By Ryan C. Fuhrmann AAA
A:

Companies that report losses are more difficult to value than those that report consistent profits. Any metric that uses net income is basically nullified as an input when a company reports negative profits. Return on equity (ROE) is one such metric. However, not all companies with negative ROEs are always bad investments.

Reported Return on Equity

ROE is calculated as:

Net income / Shareholders’ equity

To get to the basic ROE formula, the numerator is simply net income, or the bottom-line profits reported on a firm’s income statement. The denominator for ROE is equity, or more specifically – shareholders’ equity.

Clearly, when net income is negative, ROE will also be negative. For most firms, an ROE level around 10% is considered strong and covers its costs of capital.

How it can Mislead

A firm may report negative net income, but it doesn’t always mean it is a bad investment. Free cash flow is another form of profitability and can be used in lieu of net income. Below is an example of how looking only at net income can be misleading.

Back in 2012, computer and printing giant Hewlett-Packard Co (HPQ) reported a number of charges to restructure its business. This included headcount reductions and writing down goodwill after a botched acquisition. These charges resulted in negative net income of $12.7 billion, or negative $6.41 per share. Reported ROE was equally dismal at -51%. However, free cash flow generation for the year was positive at $6.9 billion, or $3.48 per share.

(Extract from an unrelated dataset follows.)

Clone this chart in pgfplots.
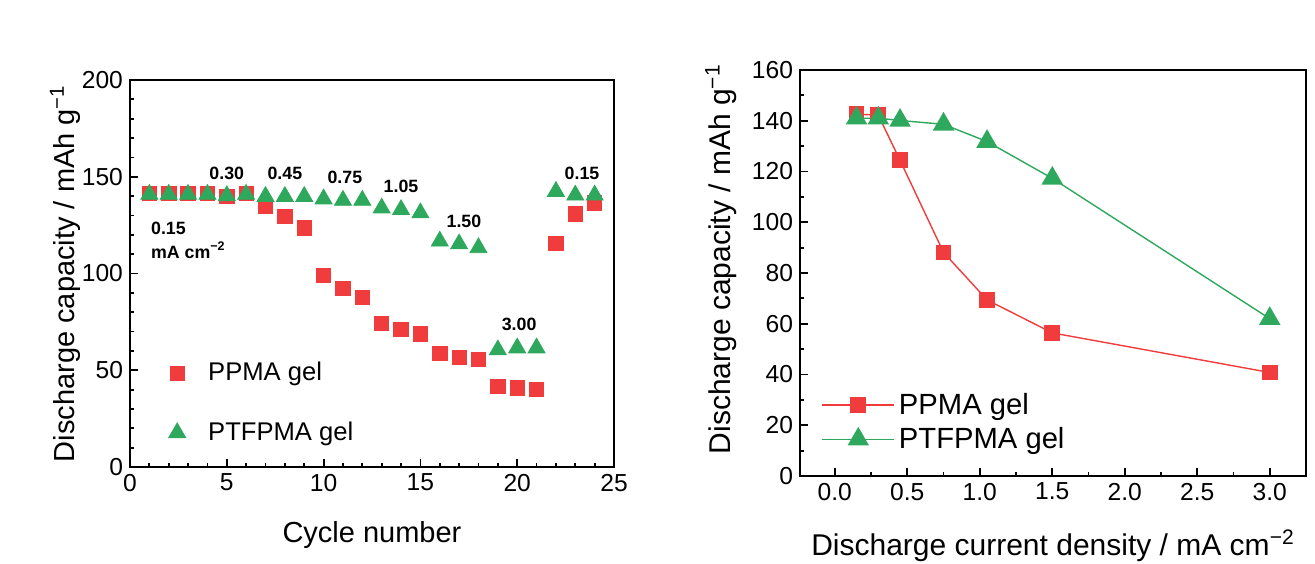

That’s quite a stark contrast from the net income figure that resulted in a much more favorable ROE level of 30%.

For astute investors, this could have provided an indication that HP wasn’t in as precarious position as its profit and ROE levels indicated. Indeed, the next year net income returned to a positive $5.1 billion, or $2.62 per share. Free cash flow improved as well to $8.4 billion, or $4.31 per share. The stock rallied strongly as investors started to realize that HP wasn’t as bad an investment as its negative ROE indicated.

The Bottom Line

The HP example demonstrates how looking at the traditional definition of ROE can mislead investors. Other firms chronically report negative net income, but have healthier free cash flow levels, which might translate into stronger ROE than investors could realize.

At the time of writing, Ryan C. Fuhrmann did not own shares in any of the companies mentioned in this article.